The basic concept of the Stirling engine dates back to a patent registered by Robert Stirling in 1817. The engine operates by causing a working gas to shuttle between regions of temperature difference accompanied by volume and pressure variations. Stirling engines have a reversible thermodynamic cycle and therefore can be used as a means of delivering mechanical output power from a source of heat, or can act as a heat pump through the application of mechanical input energy. Using various heat sources such as combusted fossil fuels or concentrated solar energy, mechanical power can be delivered by the engine. This energy can be used to generate electricity or can be directly mechanically coupled to a load. Numerous potential applications for Stirling engines have been identified, for example including: as prime moves for motor vehicles, solar energy production, waste heat recovery, and remote location electricity generation.

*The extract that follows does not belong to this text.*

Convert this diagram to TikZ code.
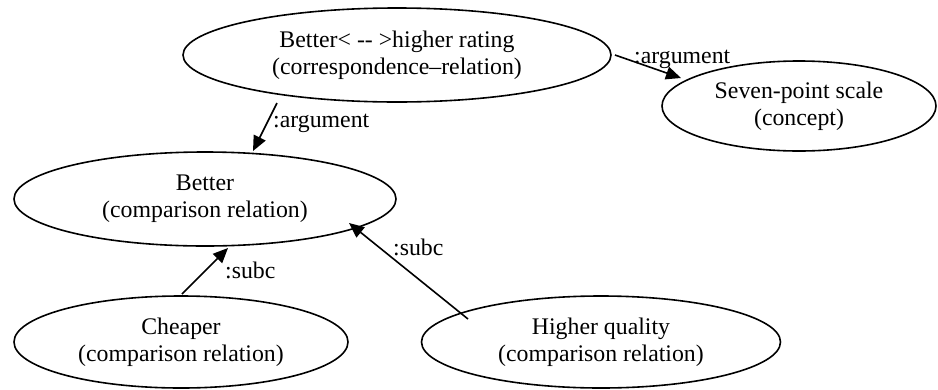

The Assignee of the present application, STM Power, Inc. (previously named Stirling Thermal Motors, Inc.), has made significant advances in the technology of Stirling machines through a number of years. Examples of such innovations include development of a compact and efficient basic Stirling machine configuration employing a parallel cluster of double-acting cylinders which are coupled mechanically through a rotating swashplate. In many applications, a swashplate actuator is implemented to enable the swashplate angle and therefore the pistons' stroke and swept volume to be changed in accordance with engine operating requirements.
Although the Assignee has achieved significant advances in Stirling machine design, there is a constant need to provide further refinements. In a double-acting, multiple-cylinder Stirling engines, isolated volumes of the working fluid, typically helium or hydrogen gas, are shuttled through the engine. In accordance with the thermodynamic cycle of a Stirling engine, these isolate volumes are cyclically compressed and expanded and shuttled between spaces having temperature differences. Due to dynamic conditions during operation, leakage, and start-up conditions, changes in the mass of gas contained in each of the isolated cycle volumes occurs. These differences in “charge” mass or volume in the isolated cycle volumes lead to imbalances and roughness in operation of the machine. Moreover, such imbalances place undesired mechanical forces on the moving parts of the engine, increase noise and vibration of the engine during operation, negatively affects thermal efficiency, and increase starting torque.
Even with ideal sealing among the working parts of the Stirling engine and uniform charge volumes of the working gas during operation, once the engine is shut down, the cycle volumes will be stopped at various stages of compression. Inevitably, the working gas will leak from high pressure areas to low pressure areas over a period of time. This results in a difference in charge volume between cycles since each defines a separated volume. Thus, upon starting the engine, a significant difference in charge volume exists between working gas cycles. This invention provides a system for equalizing working gas charge volumes between the isolated cycle volumes.
One approach toward providing pressure balancing between isolated cycle volumes in a multiple-cylinder Stirling engine is described in Assignee's U.S. Pat. No. 5,813,229. That patent describes allowing each of the cycle volumes to communicate via a small diameter capillary tube. Although this system will result in pressure balancing over time, it has the disadvantage of creating a constant loss in efficiency due to an exchange of gas between cycles, even where pressure balance conditions do not exist. This occurs since the capillary tube is exposed to out-of-phase pressure variations and consequently there is a constant shuttling flow of gases through the capillary tubes.